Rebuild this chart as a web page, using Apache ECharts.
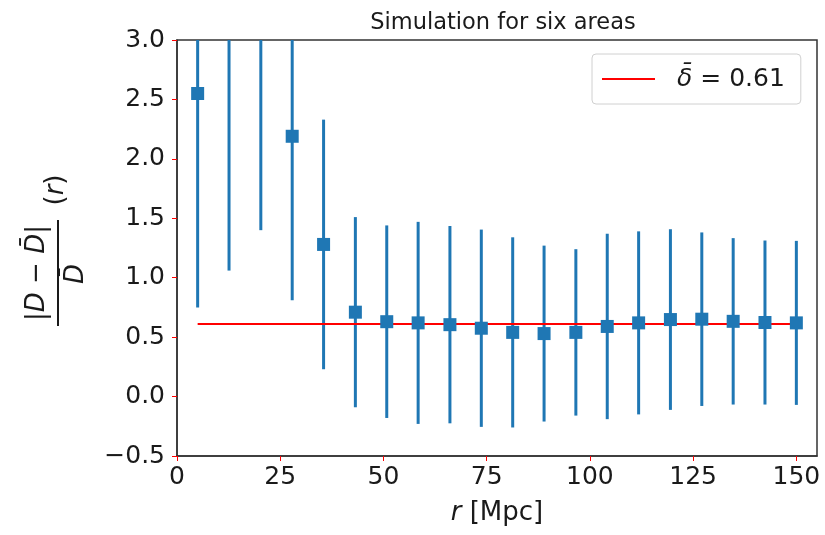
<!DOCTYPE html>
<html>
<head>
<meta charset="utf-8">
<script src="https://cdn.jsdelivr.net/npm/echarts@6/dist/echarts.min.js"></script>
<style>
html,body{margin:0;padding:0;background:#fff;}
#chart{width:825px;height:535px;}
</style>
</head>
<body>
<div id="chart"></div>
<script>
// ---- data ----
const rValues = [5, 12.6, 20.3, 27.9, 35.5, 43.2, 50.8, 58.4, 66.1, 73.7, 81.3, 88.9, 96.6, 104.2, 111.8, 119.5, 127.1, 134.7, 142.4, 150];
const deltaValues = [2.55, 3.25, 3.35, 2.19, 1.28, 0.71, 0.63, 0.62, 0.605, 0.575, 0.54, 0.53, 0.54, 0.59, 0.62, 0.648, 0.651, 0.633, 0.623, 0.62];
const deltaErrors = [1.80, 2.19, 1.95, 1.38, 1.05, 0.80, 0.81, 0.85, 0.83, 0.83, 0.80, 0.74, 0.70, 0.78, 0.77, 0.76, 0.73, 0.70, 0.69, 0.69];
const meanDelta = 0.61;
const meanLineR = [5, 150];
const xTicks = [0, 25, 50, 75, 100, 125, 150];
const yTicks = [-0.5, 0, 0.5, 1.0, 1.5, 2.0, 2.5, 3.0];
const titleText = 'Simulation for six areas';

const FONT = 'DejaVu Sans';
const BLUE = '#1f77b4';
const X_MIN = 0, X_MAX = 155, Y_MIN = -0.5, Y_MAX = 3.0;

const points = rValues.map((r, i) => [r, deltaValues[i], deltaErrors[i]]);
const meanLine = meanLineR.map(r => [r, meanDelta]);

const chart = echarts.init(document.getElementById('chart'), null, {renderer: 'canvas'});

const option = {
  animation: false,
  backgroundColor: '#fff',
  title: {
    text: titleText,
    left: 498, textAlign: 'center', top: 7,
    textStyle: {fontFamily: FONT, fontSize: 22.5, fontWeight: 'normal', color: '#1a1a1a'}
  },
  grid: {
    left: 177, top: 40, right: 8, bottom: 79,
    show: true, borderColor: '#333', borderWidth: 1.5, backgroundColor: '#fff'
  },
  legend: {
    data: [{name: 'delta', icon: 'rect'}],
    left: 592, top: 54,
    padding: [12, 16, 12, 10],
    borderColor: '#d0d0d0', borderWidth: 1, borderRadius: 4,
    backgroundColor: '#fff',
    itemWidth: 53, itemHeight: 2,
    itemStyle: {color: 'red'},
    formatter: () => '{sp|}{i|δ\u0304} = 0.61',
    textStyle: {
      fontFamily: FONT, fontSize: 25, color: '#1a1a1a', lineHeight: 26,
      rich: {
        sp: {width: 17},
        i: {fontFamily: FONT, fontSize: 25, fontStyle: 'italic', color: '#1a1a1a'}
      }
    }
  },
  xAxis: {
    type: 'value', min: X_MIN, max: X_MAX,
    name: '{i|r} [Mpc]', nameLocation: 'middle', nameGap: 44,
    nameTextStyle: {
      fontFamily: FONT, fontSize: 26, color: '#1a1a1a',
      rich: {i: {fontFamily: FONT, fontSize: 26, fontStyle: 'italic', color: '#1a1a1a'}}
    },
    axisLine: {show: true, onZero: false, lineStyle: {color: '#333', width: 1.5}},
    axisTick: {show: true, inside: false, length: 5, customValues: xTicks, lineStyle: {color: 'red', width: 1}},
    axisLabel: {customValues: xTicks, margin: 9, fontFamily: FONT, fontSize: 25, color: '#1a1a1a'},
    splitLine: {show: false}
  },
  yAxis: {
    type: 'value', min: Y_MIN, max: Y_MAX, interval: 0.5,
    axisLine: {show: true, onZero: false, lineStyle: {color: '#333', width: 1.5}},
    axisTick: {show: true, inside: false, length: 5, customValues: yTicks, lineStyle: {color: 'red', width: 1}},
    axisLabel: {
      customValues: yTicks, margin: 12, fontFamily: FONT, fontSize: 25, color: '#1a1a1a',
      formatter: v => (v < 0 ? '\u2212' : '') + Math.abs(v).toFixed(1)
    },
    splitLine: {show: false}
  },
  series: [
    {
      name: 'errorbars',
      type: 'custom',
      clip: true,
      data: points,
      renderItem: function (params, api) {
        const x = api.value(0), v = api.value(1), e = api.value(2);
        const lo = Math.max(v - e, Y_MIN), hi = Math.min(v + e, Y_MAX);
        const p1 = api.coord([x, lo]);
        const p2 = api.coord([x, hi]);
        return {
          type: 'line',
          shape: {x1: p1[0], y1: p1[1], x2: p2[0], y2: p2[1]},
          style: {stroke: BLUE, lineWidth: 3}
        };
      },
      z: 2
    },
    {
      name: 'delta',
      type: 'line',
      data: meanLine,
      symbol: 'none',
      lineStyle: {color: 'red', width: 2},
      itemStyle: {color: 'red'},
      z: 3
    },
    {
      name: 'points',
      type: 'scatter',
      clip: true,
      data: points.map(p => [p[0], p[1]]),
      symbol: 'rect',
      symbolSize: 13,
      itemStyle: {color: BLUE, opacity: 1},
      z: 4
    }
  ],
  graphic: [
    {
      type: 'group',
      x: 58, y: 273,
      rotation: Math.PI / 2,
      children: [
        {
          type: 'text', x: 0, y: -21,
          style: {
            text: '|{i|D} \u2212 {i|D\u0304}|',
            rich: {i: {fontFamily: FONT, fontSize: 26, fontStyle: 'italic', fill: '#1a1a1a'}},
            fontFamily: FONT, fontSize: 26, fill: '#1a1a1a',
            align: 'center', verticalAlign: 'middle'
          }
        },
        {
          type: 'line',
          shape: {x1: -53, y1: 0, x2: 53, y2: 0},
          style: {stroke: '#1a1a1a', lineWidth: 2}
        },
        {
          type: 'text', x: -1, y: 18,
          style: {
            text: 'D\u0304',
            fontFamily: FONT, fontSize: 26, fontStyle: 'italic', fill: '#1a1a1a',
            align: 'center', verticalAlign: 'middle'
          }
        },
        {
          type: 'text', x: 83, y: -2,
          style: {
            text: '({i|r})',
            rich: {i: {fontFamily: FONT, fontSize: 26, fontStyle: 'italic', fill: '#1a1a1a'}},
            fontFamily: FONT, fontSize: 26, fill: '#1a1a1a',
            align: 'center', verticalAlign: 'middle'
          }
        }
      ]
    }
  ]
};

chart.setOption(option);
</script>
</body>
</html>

### Short exercise
Reproduce the material in full, word for word, and omit the pictures.

### Answer to the task
Rebuild this chart as a web page, using Apache ECharts.
<!DOCTYPE html>
<html>
<head>
<meta charset="utf-8">
<script src="https://cdn.jsdelivr.net/npm/echarts@6/dist/echarts.min.js"></script>
<style>
html,body{margin:0;padding:0;background:#fff;}
#chart{width:825px;height:535px;}
</style>
</head>
<body>
<div id="chart"></div>
<script>
// ---- data ----
const rValues = [5, 12.6, 20.3, 27.9, 35.5, 43.2, 50.8, 58.4, 66.1, 73.7, 81.3, 88.9, 96.6, 104.2, 111.8, 119.5, 127.1, 134.7, 142.4, 150];
const deltaValues = [2.55, 3.25, 3.35, 2.19, 1.28, 0.71, 0.63, 0.62, 0.605, 0.575, 0.54, 0.53, 0.54, 0.59, 0.62, 0.648, 0.651, 0.633, 0.623, 0.62];
const deltaErrors = [1.80, 2.19, 1.95, 1.38, 1.05, 0.80, 0.81, 0.85, 0.83, 0.83, 0.80, 0.74, 0.70, 0.78, 0.77, 0.76, 0.73, 0.70, 0.69, 0.69];
const meanDelta = 0.61;
const meanLineR = [5, 150];
const xTicks = [0, 25, 50, 75, 100, 125, 150];
const yTicks = [-0.5, 0, 0.5, 1.0, 1.5, 2.0, 2.5, 3.0];
const titleText = 'Simulation for six areas';

const FONT = 'DejaVu Sans';
const BLUE = '#1f77b4';
const X_MIN = 0, X_MAX = 155, Y_MIN = -0.5, Y_MAX = 3.0;

const points = rValues.map((r, i) => [r, deltaValues[i], deltaErrors[i]]);
const meanLine = meanLineR.map(r => [r, meanDelta]);

const chart = echarts.init(document.getElementById('chart'), null, {renderer: 'canvas'});

const option = {
  animation: false,
  backgroundColor: '#fff',
  title: {
    text: titleText,
    left: 498, textAlign: 'center', top: 7,
    textStyle: {fontFamily: FONT, fontSize: 22.5, fontWeight: 'normal', color: '#1a1a1a'}
  },
  grid: {
    left: 177, top: 40, right: 8, bottom: 79,
    show: true, borderColor: '#333', borderWidth: 1.5, backgroundColor: '#fff'
  },
  legend: {
    data: [{name: 'delta', icon: 'rect'}],
    left: 592, top: 54,
    padding: [12, 16, 12, 10],
    borderColor: '#d0d0d0', borderWidth: 1, borderRadius: 4,
    backgroundColor: '#fff',
    itemWidth: 53, itemHeight: 2,
    itemStyle: {color: 'red'},
    formatter: () => '{sp|}{i|δ\u0304} = 0.61',
    textStyle: {
      fontFamily: FONT, fontSize: 25, color: '#1a1a1a', lineHeight: 26,
      rich: {
        sp: {width: 17},
        i: {fontFamily: FONT, fontSize: 25, fontStyle: 'italic', color: '#1a1a1a'}
      }
    }
  },
  xAxis: {
    type: 'value', min: X_MIN, max: X_MAX,
    name: '{i|r} [Mpc]', nameLocation: 'middle', nameGap: 44,
    nameTextStyle: {
      fontFamily: FONT, fontSize: 26, color: '#1a1a1a',
      rich: {i: {fontFamily: FONT, fontSize: 26, fontStyle: 'italic', color: '#1a1a1a'}}
    },
    axisLine: {show: true, onZero: false, lineStyle: {color: '#333', width: 1.5}},
    axisTick: {show: true, inside: false, length: 5, customValues: xTicks, lineStyle: {color: 'red', width: 1}},
    axisLabel: {customValues: xTicks, margin: 9, fontFamily: FONT, fontSize: 25, color: '#1a1a1a'},
    splitLine: {show: false}
  },
  yAxis: {
    type: 'value', min: Y_MIN, max: Y_MAX, interval: 0.5,
    axisLine: {show: true, onZero: false, lineStyle: {color: '#333', width: 1.5}},
    axisTick: {show: true, inside: false, length: 5, customValues: yTicks, lineStyle: {color: 'red', width: 1}},
    axisLabel: {
      customValues: yTicks, margin: 12, fontFamily: FONT, fontSize: 25, color: '#1a1a1a',
      formatter: v => (v < 0 ? '\u2212' : '') + Math.abs(v).toFixed(1)
    },
    splitLine: {show: false}
  },
  series: [
    {
      name: 'errorbars',
      type: 'custom',
      clip: true,
      data: points,
      renderItem: function (params, api) {
        const x = api.value(0), v = api.value(1), e = api.value(2);
        const lo = Math.max(v - e, Y_MIN), hi = Math.min(v + e, Y_MAX);
        const p1 = api.coord([x, lo]);
        const p2 = api.coord([x, hi]);
        return {
          type: 'line',
          shape: {x1: p1[0], y1: p1[1], x2: p2[0], y2: p2[1]},
          style: {stroke: BLUE, lineWidth: 3}
        };
      },
      z: 2
    },
    {
      name: 'delta',
      type: 'line',
      data: meanLine,
      symbol: 'none',
      lineStyle: {color: 'red', width: 2},
      itemStyle: {color: 'red'},
      z: 3
    },
    {
      name: 'points',
      type: 'scatter',
      clip: true,
      data: points.map(p => [p[0], p[1]]),
      symbol: 'rect',
      symbolSize: 13,
      itemStyle: {color: BLUE, opacity: 1},
      z: 4
    }
  ],
  graphic: [
    {
      type: 'group',
      x: 58, y: 273,
      rotation: Math.PI / 2,
      children: [
        {
          type: 'text', x: 0, y: -21,
          style: {
            text: '|{i|D} \u2212 {i|D\u0304}|',
            rich: {i: {fontFamily: FONT, fontSize: 26, fontStyle: 'italic', fill: '#1a1a1a'}},
            fontFamily: FONT, fontSize: 26, fill: '#1a1a1a',
            align: 'center', verticalAlign: 'middle'
          }
        },
        {
          type: 'line',
          shape: {x1: -53, y1: 0, x2: 53, y2: 0},
          style: {stroke: '#1a1a1a', lineWidth: 2}
        },
        {
          type: 'text', x: -1, y: 18,
          style: {
            text: 'D\u0304',
            fontFamily: FONT, fontSize: 26, fontStyle: 'italic', fill: '#1a1a1a',
            align: 'center', verticalAlign: 'middle'
          }
        },
        {
          type: 'text', x: 83, y: -2,
          style: {
            text: '({i|r})',
            rich: {i: {fontFamily: FONT, fontSize: 26, fontStyle: 'italic', fill: '#1a1a1a'}},
            fontFamily: FONT, fontSize: 26, fill: '#1a1a1a',
            align: 'center', verticalAlign: 'middle'
          }
        }
      ]
    }
  ]
};

chart.setOption(option);
</script>
</body>
</html>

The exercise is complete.